Mathematical texts are formulated in a semi-formal language, mixing natural language discourse and mathematical formulas. The meaning of a mathematical text can be described by a translation into first-order formulas; the text is correct if its first-order translation is a formal proof in a first-order proof calculus. The Naproche project (Natural language proof checking) recognizes that there is a specific, semi-formal or natural mathematical language which ought to be studied by linguistic techniques. The project aims at constructing a system which checks the correctness of texts written in a controlled but rich sublanguage of ordinary mathematical language including TeX-style typeset formulas. In our talk we demonstrate a small working prototype, explain its modular structure, and discuss future enhancements and extensions, with an emphasis on the mathematical aspects of the system and its applications.
15.00Coffee break
15.30 Bernhard Schroeder und Bernhard Fisseni: The Naproche Project – Linguistics and logic of common mathematical language II.

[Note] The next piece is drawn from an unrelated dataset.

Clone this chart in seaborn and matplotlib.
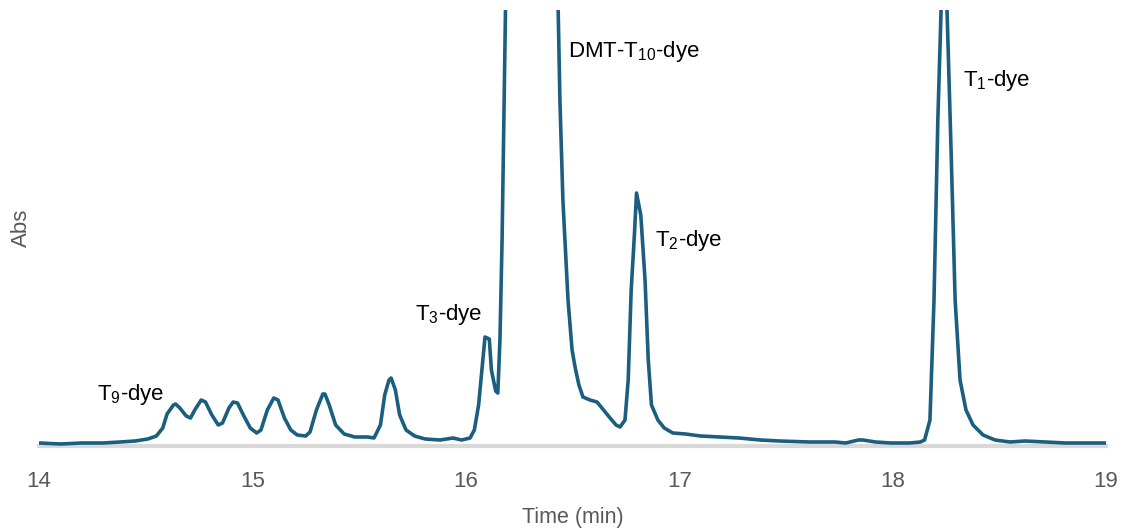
import matplotlib
matplotlib.use("Agg")
import matplotlib.pyplot as plt
import seaborn as sns
import pandas as pd

# Retention time (min) and absorbance (arbitrary units)
time_min = [14.00, 14.10, 14.20, 14.30, 14.38, 14.45, 14.51, 14.55, 14.58, 14.60,
            14.63, 14.64, 14.66, 14.69, 14.71, 14.73, 14.76, 14.78, 14.81, 14.84,
            14.86, 14.89, 14.91, 14.93, 14.96, 14.99, 15.02, 15.04, 15.07, 15.10,
            15.12, 15.15, 15.18, 15.21, 15.25, 15.27, 15.30, 15.33, 15.34, 15.36,
            15.39, 15.43, 15.48, 15.54, 15.57, 15.60, 15.62, 15.64, 15.65, 15.67,
            15.69, 15.72, 15.76, 15.81, 15.88, 15.94, 15.98, 16.02, 16.04, 16.06,
            16.08, 16.09, 16.11, 16.12, 16.14, 16.15, 16.16, 16.17, 16.18, 16.19,
            16.31, 16.418, 16.441, 16.455, 16.479, 16.498, 16.512, 16.53, 16.549, 16.582,
            16.615, 16.638, 16.676, 16.704, 16.723, 16.746, 16.761, 16.775, 16.79, 16.80,
            16.82, 16.84, 16.855, 16.87, 16.90, 16.93, 16.97, 17.03, 17.10, 17.19,
            17.28, 17.38, 17.47, 17.61, 17.73, 17.78, 17.84, 17.86, 17.92, 17.99,
            18.08, 18.13, 18.15, 18.175, 18.194, 18.212, 18.227, 18.24, 18.255, 18.274,
            18.293, 18.316, 18.344, 18.377, 18.424, 18.48, 18.55, 18.62, 18.71, 18.81,
            18.90, 19.00]
absorbance = [3, 2, 3, 3, 4, 5, 7, 10, 18, 32,
              41, 42, 38, 30, 28, 36, 46, 44, 31, 21,
              23, 38, 44, 43, 30, 18, 13, 16, 36, 48,
              46, 28, 16, 11, 10, 14, 36, 52, 52, 41,
              21, 12, 9, 9, 8, 21, 51, 66, 68, 56,
              31, 16, 10, 7, 6, 8, 6, 8, 16, 41,
              86, 109, 107, 76, 55, 53, 106, 206, 346, 496,
              1500, 600, 346, 246, 146, 96, 79, 61, 49, 46,
              44, 38, 28, 21, 19, 26, 66, 156, 211, 253,
              231, 166, 86, 41, 26, 18, 13, 12, 10, 9,
              8, 6, 5, 4, 4, 3, 6, 6, 4, 3,
              3, 4, 6, 26, 146, 326, 436, 520, 436, 296,
              146, 66, 36, 21, 11, 6, 4, 5, 4, 3,
              3, 3]

peak_labels = ["T$_\\mathregular{9}$-dye", "T$_\\mathregular{3}$-dye",
               "DMT-T$_\\mathregular{10}$-dye", "T$_\\mathregular{2}$-dye",
               "T$_\\mathregular{1}$-dye"]
label_time = [14.27, 15.762, 16.479, 16.887, 18.33]
label_abs = [46, 126, 389, 200, 360]

x_ticks = [14, 15, 16, 17, 18, 19]

df = pd.DataFrame({"Time (min)": time_min, "Abs": absorbance})

sns.set_theme(style="white")
plt.rcParams["font.family"] = ["Liberation Sans", "DejaVu Sans"]

fig = plt.figure(figsize=(11.21, 5.29), dpi=100)
ax = fig.add_axes([39 / 1121, 83 / 529, (1106 - 39) / 1121, (446 - 10) / 529])

sns.lineplot(data=df, x="Time (min)", y="Abs", ax=ax, color="#1b5e80",
             linewidth=2.6, sort=False, zorder=3)

ax.set_xlim(14, 19)
ax.set_ylim(0, 436)
ax.set_xticks(x_ticks)
ax.set_xticklabels([str(t) for t in x_ticks])
ax.set_yticks([])
ax.tick_params(axis="x", length=0, pad=18, labelsize=16, labelcolor="#595959")

for s in ["top", "right", "left"]:
    ax.spines[s].set_visible(False)
ax.spines["bottom"].set_color("#d9d9d9")
ax.spines["bottom"].set_linewidth(3)
ax.spines["bottom"].set_zorder(1)

ax.set_xlabel("Time (min)", fontsize=15.5, color="#595959", labelpad=11)
ax.set_ylabel("Abs", fontsize=16, color="#595959", labelpad=5)

for txt, tx, ty in zip(peak_labels, label_time, label_abs):
    ax.text(tx, ty, txt, fontsize=16, color="black", ha="left",
            va="baseline", zorder=4)

fig.savefig("out.png", dpi=100)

The special language of mathematics shows some remarkable and specific traits. A controlled language – as used in a proof checker – should cover a broad range of phenomena of the common natural language in the respective area in order to gain high acceptability and usability. A specific feature of the language of mathematics is the use of formal and semi-formal expressions embedded in natural language constructions and the extensive use of variables, which are often syntactically complex. A great part of the text is covered by strongly standardized specific expressions. Among the most characteristic expressions are those introducing assumptions (“Let g be a groupe…”), often associated with the introduction of new discourse entities and new notation. We will discuss an extended DRS format which we employ in our semantic representation of mathematical proofs and which covers these special features of the language of mathematics.
16.30Henk Zeevat: Optimal Minimal Models Optimality Theoretic Pragmatics
Optimality Theoretic Pragmatics gives another and quite natural route to minimal models. But it does more: some properties are maximised that seem hard to capture in purely logical approaches. I will discuss pronouns at some length and discuss the place of plausibility and relevance.
19.00Dinner
Friday: 12.10.
10.00Ulrich Kohlenbach: Unwinding the combinatorial and computational content of proofs
Since the 50's Georg Kreisel proposed to apply proof-theoretic techniques to conrete proofs in mathematics with the aim to extract new information from such proofs by exhibiting the finite combinatorial core of prima facie ineffective proofs. In recent years a systematic approach to this, based on novel forms of proof interpretations, has led to new logical metatheorems as well as numerous applications in nonlinear analysis, fixed point theory, geodesic geometry and ergodic theory. We will present some of the ideas behind these developments.
11.00Coffee break
11.30Peter Schroeder-Heister: Assertion and denial in proof-theoretic semantics, and the square of opposition
Proof-theoretic semantics is an attempt to define logical consequence and, more generally, analytic reasoning in terms of proof rather than truth. By its very nature, in emphasizing proof rather than refutation, it is assertion-driven. It defines what counts as a valid proof of an assertion, and even when it deals with assumptions, it considers them to be placeholders for valid proofs. This is reflected by the fact that in such frameworks negation is defined indirectly by reduction to absurdity rather than by a notion in its own right. Corresponding to the idea of ‘strong negation’ (introduced in 1949 by Nelson), and also corresponding to ideas developed in ‘extended logic programming’, we propose a clausal logic of assertions and denials, where the head of a clause is either an atom or a negated atom. Dealing with reasoning systems of this kind leads to novel symmetry or harmony principles which go beyond the well-known harmony principles for natural deduction or sequent systems. This is due to the fact that, by means of dualization, given (direct) assertion rules lead to associated (indirect) denial rules and vice versa. If we arrange the corresponding four forms of judgment (direct vs. indirect, assertion vs. denial) in the form of a square, their deductive relationships correspond to those exhibited by the traditional square of opposition.
12.30–14.00Lunch
14.00Reinhard Muskens: A Gentzen Calculus for Natural Logic
In this talk I will present an analytic sequent calculus for a fragment of English. Sequents will consist of lambda terms in which all constants are non-logical. Many of such terms closely resemble LF trees for natural language and the system therefore is a form of Natural Logic. The intention is to build an analytic calculus that is reasonably wide-coverage and close to ordinary language, incomplete with respect to the standard interpretation of the terms involved, but strong enough to capture ordinary ‘fast’ reasoning inasfar as it is sound. Many rules in the calculus depend on algebraic properties of certain functor words (such as monotonicity, anti-additivity, antimorphicity, etc., etc.) that also have distributional relevance (Zwarts). I will build on previous accounts of Natural Logic by Van Benthem; Sanchez Valencia; Bernardi; Zamansky, Francez andWinter; and others, but will not base the approach on annotation of proofs in categorial grammar, as is usual in this line of research.
15.00Coffee break
15.30Fritz Hamm and Hans Kamp: The logic of German ung-Nominals
It is well known that German ung-Nominals are ambigous between an object denoting reading, an event denoting reading and a reading which denotes the result of a process. In this paper we will study the ways in which ung-Nominals are dismabiguated by verbal contexts and more generally study the influence of verbal contexts on what inferences can be drawn from sentences containing such nominals. We will propose a combined framework of DRT and Logic Programming in which DRSs are linked via integrity constraints to logic programs. These logic programs provide a non-monotonic inference system for DRT.